Drop every picture. Then return, exactly, the lines from the beginning of the listing below through the one containing "ctx.fillText(titleLines[1], 444, 95);".

%%

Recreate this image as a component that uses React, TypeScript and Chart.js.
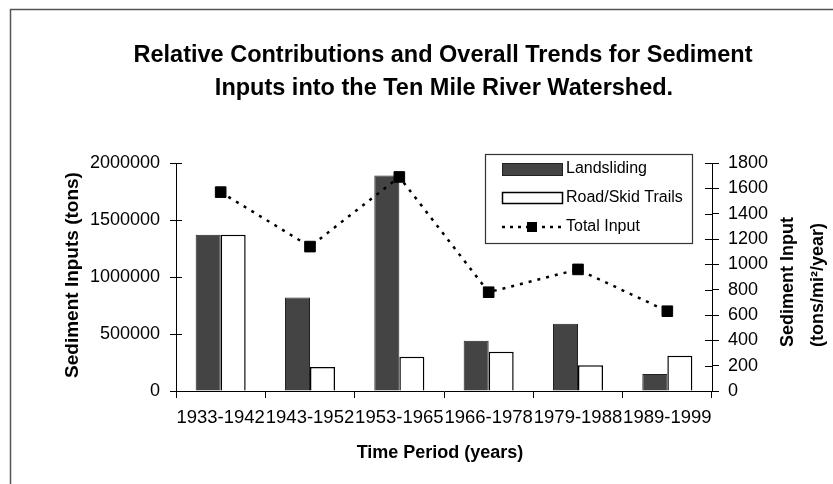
import { useEffect, useRef } from 'react';
import { Chart, registerables } from 'chart.js';

Chart.register(...registerables);

const FONT = '"Liberation Sans", Arial, Helvetica, sans-serif';

const titleLines = [
  'Relative Contributions and Overall Trends for Sediment',
  'Inputs into the Ten Mile River Watershed.',
];
const categories = ['1933-1942', '1943-1952', '1953-1965', '1966-1978', '1979-1988', '1989-1999'];
const landsliding = [1370000, 820000, 1890000, 440000, 590000, 150000];
const roadSkidTrails = [1370000, 210000, 300000, 345000, 225000, 310000];
const totalInput = [1570, 1140, 1690, 780, 960, 630];
const seriesNames = ['Landsliding', 'Road/Skid Trails', 'Total Input'];
const leftAxisTitle = 'Sediment Inputs (tons)';
const rightAxisTitle = ['Sediment Input', '(tons/mi\u00B2/year)'];
const xAxisTitle = 'Time Period (years)';

const DARK = '#444444';

const decorPlugin = {
  id: 'decor',
  afterDraw(chart: any) {
    const ctx: CanvasRenderingContext2D = chart.ctx;
    const ca = chart.chartArea;
    ctx.save();

    // outer frame (top and left edges)
    ctx.strokeStyle = '#555';
    ctx.lineWidth = 1.5;
    ctx.beginPath();
    ctx.moveTo(10.5, 484);
    ctx.lineTo(10.5, 9.5);
    ctx.lineTo(833, 9.5);
    ctx.stroke();

    // title
    ctx.fillStyle = '#000';
    ctx.textAlign = 'center';
    ctx.textBaseline = 'alphabetic';
    ctx.font = `bold 23.5px ${FONT}`;
    ctx.fillText(titleLines[0], 443, 62);
    ctx.fillText(titleLines[1], 444, 95);

    // x axis title
    ctx.font = `bold 18px ${FONT}`;
    ctx.fillText(xAxisTitle, 440, 458);

    // left axis title
    ctx.save();
    ctx.translate(73, 275);
    ctx.rotate(-Math.PI / 2);
    ctx.textAlign = 'center';
    ctx.textBaseline = 'middle';
    ctx.font = `bold 19px ${FONT}`;
    ctx.fillText(leftAxisTitle, 0, 0);
    ctx.restore();

    // right axis title (two lines)
    ctx.font = `bold 18px ${FONT}`;
    [788, 818].forEach((x, i) => {
      ctx.save();
      ctx.translate(x, 347);
      ctx.rotate(-Math.PI / 2);
      ctx.textAlign = 'left';
      ctx.textBaseline = 'middle';
      ctx.fillText(rightAxisTitle[i], 0, 0);
      ctx.restore();
    });

    // inward tick marks on both value axes
    ctx.strokeStyle = '#000';
    ctx.lineWidth = 1;
    const yS = chart.scales.y;
    const y1S = chart.scales.y1;
    yS.ticks.forEach((t: any) => {
      const p = Math.round(yS.getPixelForValue(t.value)) + 0.5;
      ctx.beginPath();
      ctx.moveTo(ca.left, p);
      ctx.lineTo(ca.left + 6, p);
      ctx.stroke();
    });
    y1S.ticks.forEach((t: any) => {
      const p = Math.round(y1S.getPixelForValue(t.value)) + 0.5;
      ctx.beginPath();
      ctx.moveTo(ca.right - 7, p);
      ctx.lineTo(ca.right, p);
      ctx.stroke();
    });

    // legend
    const lx = 485, ly = 154, lw = 207, lh = 89;
    ctx.fillStyle = '#fff';
    ctx.fillRect(lx, ly, lw, lh);
    ctx.strokeStyle = '#333';
    ctx.lineWidth = 1.2;
    ctx.strokeRect(lx + 0.5, ly + 0.5, lw, lh);

    const sx = 502, sw = 60;
    // Landsliding swatch
    ctx.fillStyle = DARK;
    ctx.fillRect(sx, 163, sw, 12);
    ctx.strokeStyle = '#222';
    ctx.lineWidth = 1;
    ctx.strokeRect(sx + 0.5, 163.5, sw, 12);
    // Road swatch
    ctx.fillStyle = '#fff';
    ctx.fillRect(sx, 192, sw, 11);
    ctx.strokeStyle = '#000';
    ctx.lineWidth = 1.5;
    ctx.strokeRect(sx + 0.5, 192.5, sw, 11);
    // Total input swatch
    ctx.setLineDash([3, 5]);
    ctx.lineWidth = 2.5;
    ctx.beginPath();
    ctx.moveTo(sx, 227);
    ctx.lineTo(sx + sw, 227);
    ctx.stroke();
    ctx.setLineDash([]);
    ctx.fillStyle = '#000';
    ctx.fillRect(sx + sw / 2 - 5, 222, 10, 10);

    ctx.fillStyle = '#000';
    ctx.textAlign = 'left';
    ctx.textBaseline = 'middle';
    ctx.font = `16px ${FONT}`;
    ctx.fillText(seriesNames[0], 566, 169);
    ctx.fillText(seriesNames[1], 566, 198);
    ctx.fillText(seriesNames[2], 566, 227);

    ctx.restore();
  },
};

export default function App() {
  const ref = useRef<HTMLCanvasElement | null>(null);

  useEffect(() => {
    const canvas = ref.current;
    if (!canvas) return;
    const chart = new Chart(canvas, {
      type: 'bar',
      data: {
        labels: categories,
        datasets: [
          {
            type: 'line',
            label: seriesNames[2],
            data: totalInput,
            yAxisID: 'y1',
            borderColor: '#000',
            borderWidth: 2.5,
            borderDash: [3, 6],
            pointStyle: 'rect',
            pointRadius: 7.5,
            pointBackgroundColor: '#000',
            pointBorderColor: '#000',
            pointBorderWidth: 1,
            fill: false,
            tension: 0,
            order: 0,
          } as any,
          {
            type: 'bar',
            label: seriesNames[0],
            data: landsliding,
            yAxisID: 'y',
            backgroundColor: DARK,
            borderColor: '#222',
            borderWidth: 1,
            categoryPercentage: 0.56,
            barPercentage: 1.0,
            order: 1,
          },
          {
            type: 'bar',
            label: seriesNames[1],
            data: roadSkidTrails,
            yAxisID: 'y',
            backgroundColor: '#fff',
            borderColor: '#000',
            borderWidth: 1.5,
            categoryPercentage: 0.56,
            barPercentage: 1.0,
            order: 1,
          },
        ],
      },
      options: {
        responsive: false,
        devicePixelRatio: 1,
        animation: false,
        layout: { padding: { left: 0, right: 0, top: 163, bottom: 0 } },
        plugins: {
          legend: { display: false },
          title: { display: false },
          tooltip: { enabled: false },
        },
        scales: {
          x: {
            type: 'category',
            offset: true,
            grid: {
              display: true,
              offset: true,
              drawOnChartArea: false,
              drawTicks: true,
              tickLength: 7,
              color: '#000',
              lineWidth: 1,
            },
            border: { display: true, color: '#000', width: 1 },
            ticks: {
              color: '#000',
              font: { family: FONT, size: 18.5 },
              padding: 9,
              maxRotation: 0,
              minRotation: 0,
              autoSkip: false,
            },
            afterFit: (s: any) => {
              s.height = 93;
            },
          },
          y: {
            type: 'linear',
            position: 'left',
            min: 0,
            max: 2000000,
            grid: {
              display: true,
              drawOnChartArea: false,
              drawTicks: true,
              tickLength: 6,
              color: '#000',
            },
            border: { display: true, color: '#000', width: 1 },
            ticks: {
              stepSize: 500000,
              color: '#000',
              font: { family: FONT, size: 18 },
              padding: 10,
              callback: (v: any) => String(v),
            },
            afterFit: (s: any) => {
              s.width = 176;
            },
          },
          y1: {
            type: 'linear',
            position: 'right',
            min: 0,
            max: 1800,
            grid: {
              display: true,
              drawOnChartArea: false,
              drawTicks: true,
              tickLength: 7,
              color: '#000',
            },
            border: { display: true, color: '#000', width: 1 },
            ticks: {
              stepSize: 200,
              color: '#000',
              font: { family: FONT, size: 18 },
              padding: 9,
              callback: (v: any) => String(v),
            },
            afterFit: (s: any) => {
              s.width = 121;
            },
          },
        },
      },
      plugins: [decorPlugin],
    });
    return () => chart.destroy();
  }, []);

  return (
    <div style={{ position: 'absolute', left: 0, top: 0, width: 833, height: 484, background: '#fff' }}>
      <canvas ref={ref} width={833} height={484} style={{ display: 'block', width: 833, height: 484 }} />
    </div>
  );
}
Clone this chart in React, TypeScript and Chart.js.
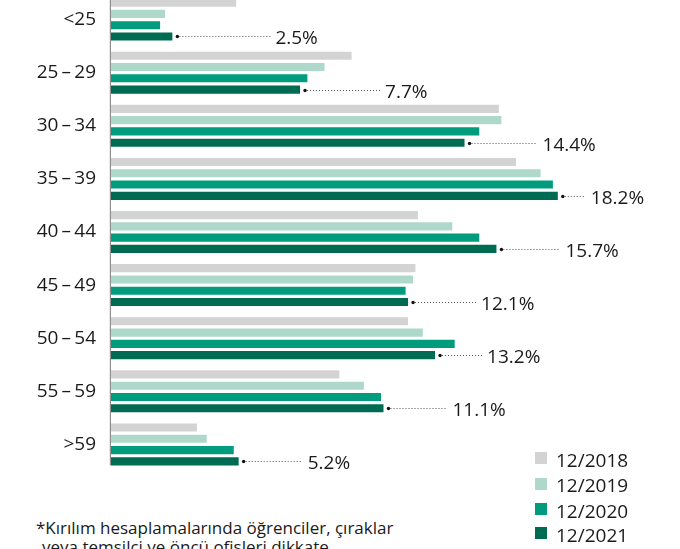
import React, { useEffect, useRef } from "react";
import { Chart, registerables } from "chart.js";

Chart.register(...registerables);

const categories = ["<25", "25\u2009–\u200929", "30\u2009–\u200934", "35\u2009–\u200939", "40\u2009–\u200944", "45\u2009–\u200949", "50\u2009–\u200954", "55\u2009–\u200959", ">59"];
const seriesNames = ["12/2018", "12/2019", "12/2020", "12/2021"];
const values2018 = [5.1, 9.8, 15.8, 16.5, 12.5, 12.4, 12.1, 9.3, 3.5];
const values2019 = [2.2, 8.7, 15.9, 17.5, 13.9, 12.3, 12.7, 10.3, 3.9];
const values2020 = [2.0, 8.0, 15.0, 18.0, 15.0, 12.0, 14.0, 11.0, 5.0];
const values2021 = [2.5, 7.7, 14.4, 18.2, 15.7, 12.1, 13.2, 11.1, 5.2];
const colors = ["#d3d3d3", "#aed9ca", "#009c7d", "#006b53"];
// horizontal distance (px) from the end of each 12/2021 bar to its value label
const labelGaps = [103, 85, 78, 33, 69, 73, 52, 69, 69];
const footnoteLines = ["*Kırılım hesaplamalarında öğrenciler, çıraklar", "veya temsilci ve öncü ofisleri dikkate"];

const FONT = "'Open Sans', 'Noto Sans', sans-serif";

const labelPlugin = {
  id: "valueLabels",
  afterDatasetsDraw(chart: any) {
    const ctx = chart.ctx;
    const area = chart.chartArea;
    const last = chart.getDatasetMeta(3);
    // axis line
    const lastEl = last.data[last.data.length - 1];
    const bottom = lastEl.y + lastEl.height / 2;
    ctx.save();
    ctx.fillStyle = "#8f8f8f";
    ctx.fillRect(area.left - 1.2, 0, 1.2, bottom);
    // value labels with dotted leaders
    last.data.forEach((el: any, i: number) => {
      const x = el.x;
      const y = Math.round(el.y) + 0.5;
      const dotX = x + 5;
      const textX = x + labelGaps[i];
      ctx.fillStyle = "#111";
      ctx.beginPath();
      ctx.arc(dotX, y, 1.7, 0, Math.PI * 2);
      ctx.fill();
      ctx.strokeStyle = "#555";
      ctx.lineWidth = 1;
      ctx.setLineDash([1, 2]);
      ctx.beginPath();
      ctx.moveTo(dotX + 2, y);
      ctx.lineTo(textX - 5, y);
      ctx.stroke();
      ctx.setLineDash([]);
      ctx.fillStyle = "#1a1a1a";
      ctx.font = `19px ${FONT}`;
      ctx.textAlign = "left";
      ctx.textBaseline = "alphabetic";
      ctx.fillText(values2021[i].toFixed(1) + "%", textX, y + 7.5);
    });
    ctx.restore();
  },
};

export default function App() {
  const ref = useRef<HTMLCanvasElement | null>(null);
  useEffect(() => {
    let chart: Chart | null = null;
    let cancelled = false;
    const make = () => {
      if (cancelled || !ref.current) return;
      const seriesValues = [values2018, values2019, values2020, values2021];
      chart = new Chart(ref.current, {
        type: "bar",
        data: {
          labels: categories,
          datasets: seriesNames.map((name, i) => ({
            label: name,
            data: seriesValues[i],
            backgroundColor: colors[i],
            borderWidth: 0,
            barPercentage: 0.72,
            categoryPercentage: 0.85,
          })),
        },
        options: {
          indexAxis: "y",
          responsive: false,
          animation: false,
          layout: { padding: { left: 0, right: 78, top: 0, bottom: 0 } },
          plugins: { legend: { display: false }, tooltip: { enabled: false } },
          scales: {
            x: { display: false, min: 0, max: 20 },
            y: {
              grid: { display: false, drawTicks: false },
              border: { display: false },
              ticks: { padding: 15, color: "#1a1a1a", font: { family: FONT, size: 19 } },
              afterFit(scale: any) {
                scale.width = 111;
                scale.paddingTop = 0;
                scale.paddingBottom = 0;
              },
            },
          },
        },
        plugins: [labelPlugin],
      });
    };
    const fonts: any = (document as any).fonts;
    if (fonts && fonts.load) {
      Promise.all([fonts.load(`19px 'Open Sans'`), fonts.load(`18px 'Open Sans'`)]).then(make, make);
    } else make();
    return () => {
      cancelled = true;
      if (chart) chart.destroy();
    };
  }, []);

  const legendTops = [445.5, 471, 496.5, 520.5];
  return (
    <div style={{ position: "fixed", left: 0, top: 0, width: 680, height: 549, overflow: "hidden", background: "#fff", fontFamily: FONT }}>
      <canvas ref={ref} width={680} height={478} style={{ position: "absolute", left: 0, top: -7, width: 680, height: 478 }} />
      {seriesNames.map((name, i) => (
        <div key={name} style={{ position: "absolute", left: 535, top: legendTops[i], height: 24, lineHeight: "24px", fontSize: 19, color: "#1a1a1a", whiteSpace: "nowrap" }}>
          <span style={{ display: "inline-block", width: 12, height: 12, background: colors[i], verticalAlign: "middle", marginRight: 9, position: "relative", top: -1 }} />
          <span style={{ verticalAlign: "middle" }}>{name}</span>
        </div>
      ))}
      <div style={{ position: "absolute", left: 36, top: 518, fontSize: 17, lineHeight: "19px", color: "#1a1a1a", whiteSpace: "nowrap" }}>
        <div>{footnoteLines[0]}</div>
        <div style={{ paddingLeft: 6 }}>{footnoteLines[1]}</div>
      </div>
    </div>
  );
}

%%

» **TASK RESULT**:
Recreate this image as a component that uses React, TypeScript and Chart.js.
import { useEffect, useRef } from 'react';
import { Chart, registerables } from 'chart.js';

Chart.register(...registerables);

const FONT = '"Liberation Sans", Arial, Helvetica, sans-serif';

const titleLines = [
  'Relative Contributions and Overall Trends for Sediment',
  'Inputs into the Ten Mile River Watershed.',
];
const categories = ['1933-1942', '1943-1952', '1953-1965', '1966-1978', '1979-1988', '1989-1999'];
const landsliding = [1370000, 820000, 1890000, 440000, 590000, 150000];
const roadSkidTrails = [1370000, 210000, 300000, 345000, 225000, 310000];
const totalInput = [1570, 1140, 1690, 780, 960, 630];
const seriesNames = ['Landsliding', 'Road/Skid Trails', 'Total Input'];
const leftAxisTitle = 'Sediment Inputs (tons)';
const rightAxisTitle = ['Sediment Input', '(tons/mi\u00B2/year)'];
const xAxisTitle = 'Time Period (years)';

const DARK = '#444444';

const decorPlugin = {
  id: 'decor',
  afterDraw(chart: any) {
    const ctx: CanvasRenderingContext2D = chart.ctx;
    const ca = chart.chartArea;
    ctx.save();

    // outer frame (top and left edges)
    ctx.strokeStyle = '#555';
    ctx.lineWidth = 1.5;
    ctx.beginPath();
    ctx.moveTo(10.5, 484);
    ctx.lineTo(10.5, 9.5);
    ctx.lineTo(833, 9.5);
    ctx.stroke();

    // title
    ctx.fillStyle = '#000';
    ctx.textAlign = 'center';
    ctx.textBaseline = 'alphabetic';
    ctx.font = `bold 23.5px ${FONT}`;
    ctx.fillText(titleLines[0], 443, 62);
    ctx.fillText(titleLines[1], 444, 95);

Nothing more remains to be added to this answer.